A. Recursive Approach (Brute Force)

  • Idea: Directly implement the recurrence relation using recursion.
  • maxSumRec(nums, index, sum): This specific implementation calculates the sum on the fly. It’s a slightly different perspective from the typical dp[i] definition.
    • index: Current index being considered.
    • sum: Sum accumulated so far.
    • Base case: if (index >= nums.size()) return sum; (reached end, return current sum).
    • Choices:
      • inc = maxSumRec(nums, index + 2, sum + nums[index]): Include current element, jump two steps.
      • exc = maxSumRec(nums, index + 1, sum): Exclude current element, jump one step.
    • Return max(inc, exc).
  • Pros: Conceptually simple for the “choice” model.
  • Cons: Highly inefficient due to redundant calculations (overlapping subproblems).
  • Time Complexity: $O(2^N)$ (Exponential).
  • Space Complexity: $O(N)$ (Due to recursion stack depth).

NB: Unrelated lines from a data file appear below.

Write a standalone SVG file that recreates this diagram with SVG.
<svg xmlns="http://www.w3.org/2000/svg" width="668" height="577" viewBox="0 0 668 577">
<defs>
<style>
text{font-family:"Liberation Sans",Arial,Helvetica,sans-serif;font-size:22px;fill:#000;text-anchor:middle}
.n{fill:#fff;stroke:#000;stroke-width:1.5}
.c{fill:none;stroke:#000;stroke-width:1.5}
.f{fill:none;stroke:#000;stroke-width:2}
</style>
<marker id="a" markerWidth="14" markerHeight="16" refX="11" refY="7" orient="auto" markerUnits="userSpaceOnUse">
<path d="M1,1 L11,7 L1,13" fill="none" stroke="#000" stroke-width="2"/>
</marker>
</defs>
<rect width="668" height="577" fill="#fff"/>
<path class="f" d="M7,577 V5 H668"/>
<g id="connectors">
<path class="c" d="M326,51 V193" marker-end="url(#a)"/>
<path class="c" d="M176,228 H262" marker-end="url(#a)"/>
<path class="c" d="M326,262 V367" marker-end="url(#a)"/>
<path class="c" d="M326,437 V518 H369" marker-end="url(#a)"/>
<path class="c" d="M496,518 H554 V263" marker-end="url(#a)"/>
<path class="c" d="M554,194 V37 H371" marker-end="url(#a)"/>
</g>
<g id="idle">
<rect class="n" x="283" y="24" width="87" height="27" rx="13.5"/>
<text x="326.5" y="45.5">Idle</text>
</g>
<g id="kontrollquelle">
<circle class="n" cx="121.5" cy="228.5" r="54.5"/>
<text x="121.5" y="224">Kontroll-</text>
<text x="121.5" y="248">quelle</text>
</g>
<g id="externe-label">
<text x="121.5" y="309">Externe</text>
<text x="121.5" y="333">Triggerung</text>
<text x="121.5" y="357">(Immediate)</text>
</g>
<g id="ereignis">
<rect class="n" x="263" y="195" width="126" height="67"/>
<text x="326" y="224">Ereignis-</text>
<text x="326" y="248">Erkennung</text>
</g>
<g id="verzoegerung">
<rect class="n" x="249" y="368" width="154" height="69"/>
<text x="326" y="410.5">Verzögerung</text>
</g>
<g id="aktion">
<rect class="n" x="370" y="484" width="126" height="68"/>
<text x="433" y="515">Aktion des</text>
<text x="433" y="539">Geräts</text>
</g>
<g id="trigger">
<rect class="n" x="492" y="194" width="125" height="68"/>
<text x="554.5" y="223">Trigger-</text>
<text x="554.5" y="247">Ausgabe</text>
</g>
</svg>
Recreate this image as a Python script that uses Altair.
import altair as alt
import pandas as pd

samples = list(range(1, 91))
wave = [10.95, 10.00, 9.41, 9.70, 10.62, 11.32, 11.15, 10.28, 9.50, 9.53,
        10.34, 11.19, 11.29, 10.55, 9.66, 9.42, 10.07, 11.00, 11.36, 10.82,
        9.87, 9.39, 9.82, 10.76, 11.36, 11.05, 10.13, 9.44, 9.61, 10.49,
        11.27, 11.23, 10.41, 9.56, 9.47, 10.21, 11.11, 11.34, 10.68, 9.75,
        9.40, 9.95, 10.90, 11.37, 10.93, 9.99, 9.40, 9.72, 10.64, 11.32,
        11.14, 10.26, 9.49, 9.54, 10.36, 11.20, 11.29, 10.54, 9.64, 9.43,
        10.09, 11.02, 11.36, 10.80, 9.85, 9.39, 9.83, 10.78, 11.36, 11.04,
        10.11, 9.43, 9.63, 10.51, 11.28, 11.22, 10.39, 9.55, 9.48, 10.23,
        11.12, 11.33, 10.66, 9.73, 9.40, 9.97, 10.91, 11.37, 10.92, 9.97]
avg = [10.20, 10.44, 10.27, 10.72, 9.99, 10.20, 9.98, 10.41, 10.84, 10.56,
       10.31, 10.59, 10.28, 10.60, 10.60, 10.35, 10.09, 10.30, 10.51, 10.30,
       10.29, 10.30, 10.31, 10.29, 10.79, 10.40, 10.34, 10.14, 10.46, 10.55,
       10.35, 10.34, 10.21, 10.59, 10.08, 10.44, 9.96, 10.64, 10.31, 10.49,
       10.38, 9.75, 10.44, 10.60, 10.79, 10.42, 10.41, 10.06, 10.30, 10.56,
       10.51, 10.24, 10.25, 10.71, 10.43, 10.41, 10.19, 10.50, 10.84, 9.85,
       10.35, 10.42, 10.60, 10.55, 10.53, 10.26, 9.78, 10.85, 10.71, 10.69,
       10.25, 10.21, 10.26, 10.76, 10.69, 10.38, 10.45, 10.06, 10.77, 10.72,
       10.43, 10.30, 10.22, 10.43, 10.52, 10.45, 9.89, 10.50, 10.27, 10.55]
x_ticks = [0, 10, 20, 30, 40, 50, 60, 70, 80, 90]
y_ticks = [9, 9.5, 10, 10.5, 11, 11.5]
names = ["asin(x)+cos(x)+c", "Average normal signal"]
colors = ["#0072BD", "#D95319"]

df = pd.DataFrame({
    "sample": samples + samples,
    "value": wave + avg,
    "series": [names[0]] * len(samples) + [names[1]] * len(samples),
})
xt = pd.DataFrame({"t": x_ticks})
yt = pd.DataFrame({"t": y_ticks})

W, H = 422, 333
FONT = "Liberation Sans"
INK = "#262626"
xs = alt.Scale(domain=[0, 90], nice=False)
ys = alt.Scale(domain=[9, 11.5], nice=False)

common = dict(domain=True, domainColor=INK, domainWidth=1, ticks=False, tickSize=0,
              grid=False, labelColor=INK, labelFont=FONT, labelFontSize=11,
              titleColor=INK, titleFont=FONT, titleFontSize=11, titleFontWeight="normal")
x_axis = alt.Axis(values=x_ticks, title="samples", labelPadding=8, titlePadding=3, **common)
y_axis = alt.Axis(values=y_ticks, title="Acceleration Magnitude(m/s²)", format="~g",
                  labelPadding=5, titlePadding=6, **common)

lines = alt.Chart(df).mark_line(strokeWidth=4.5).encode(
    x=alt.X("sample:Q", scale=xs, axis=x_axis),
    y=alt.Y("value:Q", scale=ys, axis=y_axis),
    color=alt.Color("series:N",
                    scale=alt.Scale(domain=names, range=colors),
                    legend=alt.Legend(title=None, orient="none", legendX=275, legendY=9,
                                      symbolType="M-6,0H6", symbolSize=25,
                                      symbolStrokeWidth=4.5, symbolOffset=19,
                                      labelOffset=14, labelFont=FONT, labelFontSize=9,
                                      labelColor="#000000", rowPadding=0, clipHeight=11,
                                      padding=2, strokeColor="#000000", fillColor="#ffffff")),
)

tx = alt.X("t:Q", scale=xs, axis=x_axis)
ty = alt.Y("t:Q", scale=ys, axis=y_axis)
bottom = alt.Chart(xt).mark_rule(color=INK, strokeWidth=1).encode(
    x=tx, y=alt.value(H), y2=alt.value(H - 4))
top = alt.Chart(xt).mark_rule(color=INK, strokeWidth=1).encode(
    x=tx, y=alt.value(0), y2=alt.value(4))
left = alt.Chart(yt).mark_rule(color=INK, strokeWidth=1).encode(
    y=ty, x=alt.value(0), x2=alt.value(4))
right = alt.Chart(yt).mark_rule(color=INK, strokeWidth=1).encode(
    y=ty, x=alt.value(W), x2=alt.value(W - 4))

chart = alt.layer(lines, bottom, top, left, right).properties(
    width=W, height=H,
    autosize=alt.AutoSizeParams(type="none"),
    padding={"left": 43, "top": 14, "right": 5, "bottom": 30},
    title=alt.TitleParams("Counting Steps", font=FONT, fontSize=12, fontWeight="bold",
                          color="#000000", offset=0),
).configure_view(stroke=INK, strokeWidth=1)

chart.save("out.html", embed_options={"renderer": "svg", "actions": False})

B. Dynamic Programming - Top-Down (Memoization)

  • Idea: Optimize the recursive approach by storing the results of already computed subproblems.
  • maxSumMem(dp, nums, index, sum): Similar to maxSumRec, but dp[index] stores the maximum sum achievable from index onwards.
    • Base case: if (index >= nums.size()) return sum;
    • Memoization check: if (dp[index] != -1) return max(sum, dp[index]); (This specific memoization setup max(sum, dp[index]) is slightly unconventional and depends on how sum is used. A more common memoization for dp[index] would be just if (dp[index] != -1) return dp[index]; where dp[index] stores the max sum from index 0 up to index.)
    • Follow recursive logic, store result in dp[index] before returning.
  • Pros: Overcomes redundant calculations.
  • Cons: Still uses a recursion stack.
  • Time Complexity: $O(N)$ (Each state index is computed once).
  • Space Complexity: $O(N)$ (For dp array) + $O(N)$ (For recursion stack) = $O(N)$.

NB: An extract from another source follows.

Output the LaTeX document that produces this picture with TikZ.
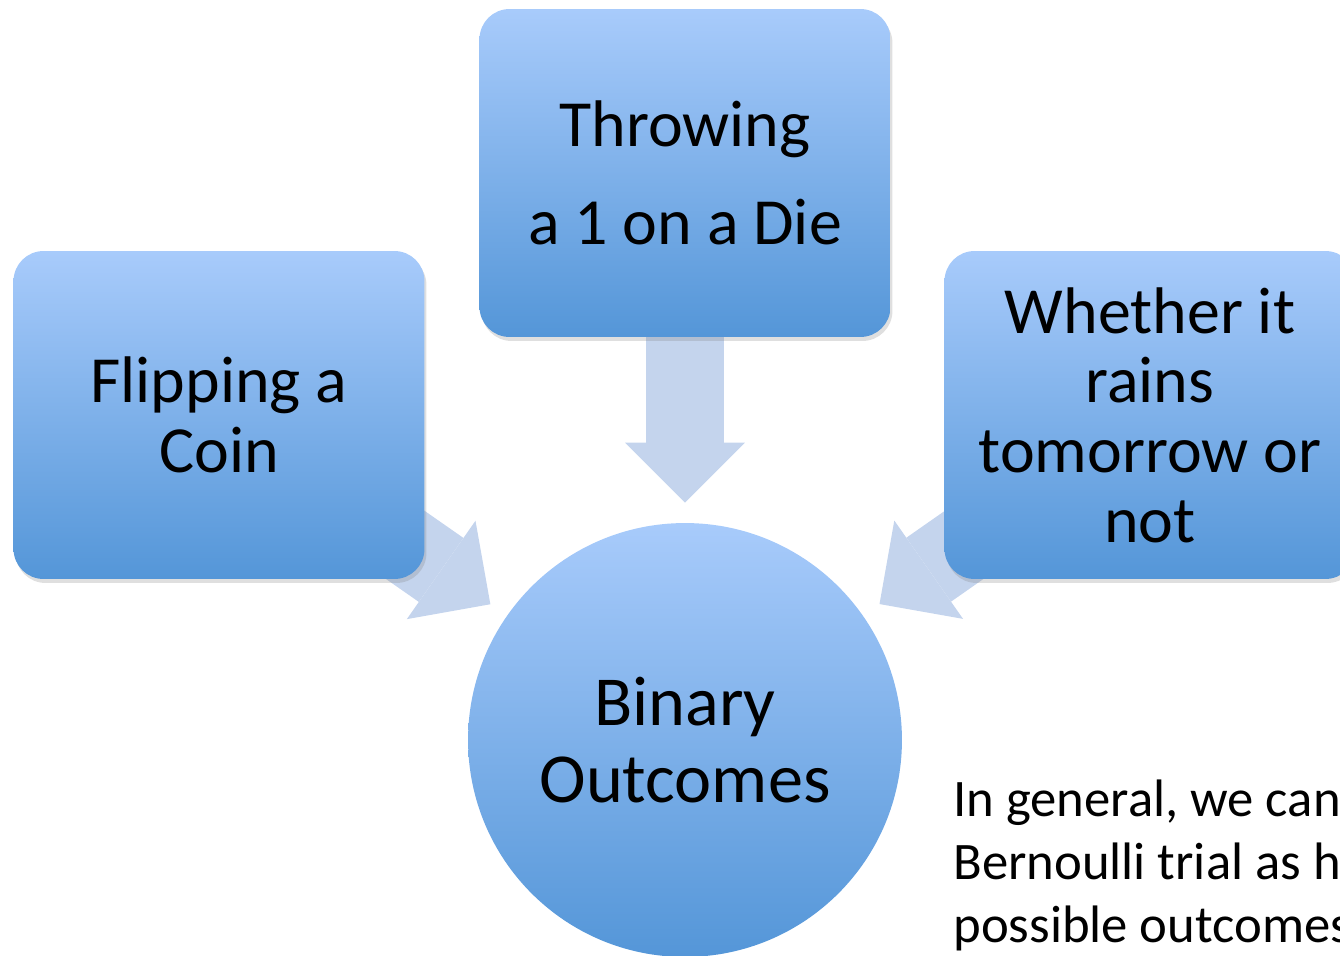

C. Dynamic Programming - Bottom-Up (Tabulation)

  • Idea: Build the solution iteratively from the base cases upwards. This aligns best with the dp[i] = max(nums[i] + dp[i-2], dp[i-1]) recurrence.
  • maxSumTab(nums):
    • Handle small array sizes (n=0, n=1).
    • Create vector<int> dp(n).
    • dp[0] = nums[0];
    • dp[1] = max(nums[0], nums[1]);
    • Loop for (int i = 2; i < n; i++):
      • inc = nums[i] + dp[i-2]; (Include nums[i], add max sum up to i-2).
      • exc = dp[i-1]; (Exclude nums[i], take max sum up to i-1).
      • dp[i] = max(inc, exc);
    • Return dp[n-1].
  • Pros: No recursion stack overhead. Clear iterative logic.
  • Cons: Requires O(N) space.
  • Time Complexity: $O(N)$ (Single loop).
  • Space Complexity: $O(N)$ (For dp array).

D. Space Optimization

  • Idea: Observe that dp[i] only depends on dp[i-1] and dp[i-2]. We can reduce space complexity to $O(1)$ by using just two variables.
  • maxSumSpc(nums):
    • Handle small array sizes (n=0, n=1).
    • Initialize prev2 (stores dp[i-2] equivalent) and prev1 (stores dp[i-1] equivalent).
      • prev2 = 0; (Represents dp[-2] or sum before any elements)
      • prev1 = nums[0]; (Represents dp[0])
    • Loop for (int i = 1; i < n; i++):
      • inc = nums[i] + prev2; (Include current, add prev2)
      • exc = prev1; (Exclude current, take prev1)
      • curr = max(inc, exc); (Current max sum up to i)
      • Update: prev2 = prev1; prev1 = curr;
    • Return prev1 (which holds the max sum up to the last element).
  • Pros: Most efficient in terms of space.
  • Cons: Only applicable when current state depends on a few previous states.
  • Time Complexity: $O(N)$ (Single loop).
  • Space Complexity: $O(1)$ (Constant space).

4. Important Considerations

  • Array Indexing: Be careful with 0-based vs. 1-based indexing, especially with base cases.
  • Empty or Single Element Array: Handle cases where nums is empty (n=0) or has only one element (n=1).
  • Positive Numbers: This specific problem typically assumes positive numbers. If negative numbers are allowed, the interpretation of “maximum sum” needs care (e.g., should you take no elements if all are negative?). The current solutions will work for positive and negative numbers, finding the maximum possible sum. If all numbers are negative, it might return 0 if that’s the desired interpretation of “not taking any” which is possible through the exc path. If the minimum should be at least one element, special handling is needed.